ASHA’s Tax Counsel Participates in Milken Institute Event on Long Term Care Financing and Delivery
The Milken Institute’s Center for the Future of Aging on Oct. 14 hosted an “Innovations Lab” about Long-Term Care Financing and Delivery.
These events are intended to bring together a diverse group of stakeholders to devise new business models and policy recommendations. The event involved about 40 diverse stakeholders, including Juniper Communities CEO Lynne Katzmann; NIC’s Bob Kramer; and ASHA tax counsel Randy Hardock.
Based stakeholder interviews conducted over more than the past year, the Institute produced an analysis of potential ways to remove current barriers to affordable LTC financing and service delivery. The purpose of the lab was to identify and prioritize the potential paths forward.
Not surprisingly, there was general agreement that dealing with the problems of LTC financing and delivery would require actions on a number of fronts. However, the goal of this lab was to identify two or three potential approaches that would be the subject of more intense study and working sessions with the goal of producing a report that details the possible solutions and implementation plans.
Although this was a diverse group, the discussion prioritized two general areas for further study:
- Access to Better Integrated Health and Home Care: There was general agreement that the U.S. health system does not reward integrated, coordinated service and care delivery between traditional health care and LTC. Better integration of health care and home care (and the transitions between the two) would improve outcomes and cut costs. In particular, the discussion focused on the need for further exploration and expansion of the ability of Medicare Advantage plans to provide non-medical services to the chronically ill. Similarly, there was strong interest in financing prevention, not just intervention in and moving generally toward a capitated financing model and away from uncoordinated fee-for-service financing. There was also general agreement on benefits of ramping up funding for certain successful pilot programs that integrate various types of care and services (e.g., PACE and CAPABLE), including through the use of tax-exempt bonds. There was also discussion of the need to ensure that “home care” needed to be broadly defined to refer to all types of non-institutional care, as appropriate for the needs of the individual and that integrated care would also lead to better incentives to implement new, more efficient, technologies.

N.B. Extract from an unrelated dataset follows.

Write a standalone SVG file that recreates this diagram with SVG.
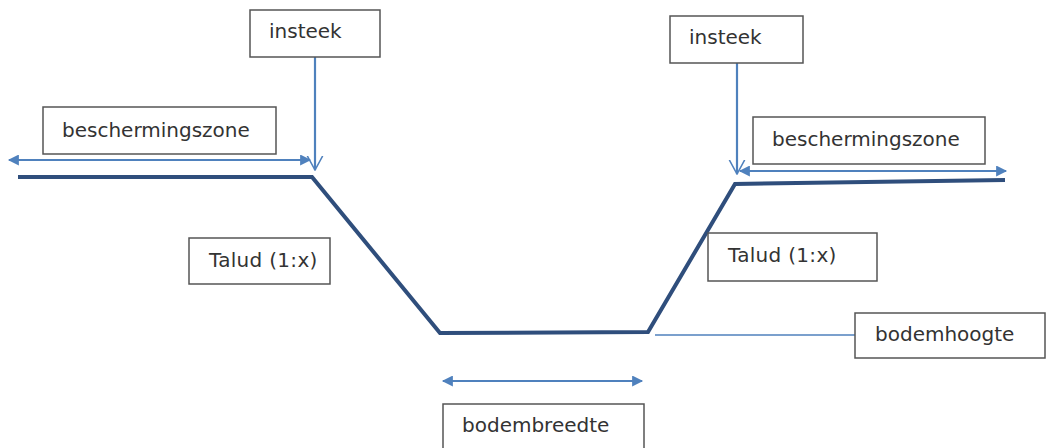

- Coordination of Public and Private Financing of LTC Costs: Although the advantages of an integrated care model were seen to provide immediate benefits, there was also strong sentiment that we not lose sight of the fact that current financial resources are not adequate to meet the need (and that this problem is only getting worse). There appeared to be a general consensus on the need for a larger public role, especially in connection with the lower income population (e.g., Medicare and Medicaid expansion), but also that avenues should be explored for better preparing the middle market from future LTC costs (e.g., through better tax rules and more attractive private insurance products). Moreover, there was considerable discussion of the need to coordinate these public and private roles so that individuals would know how to plan.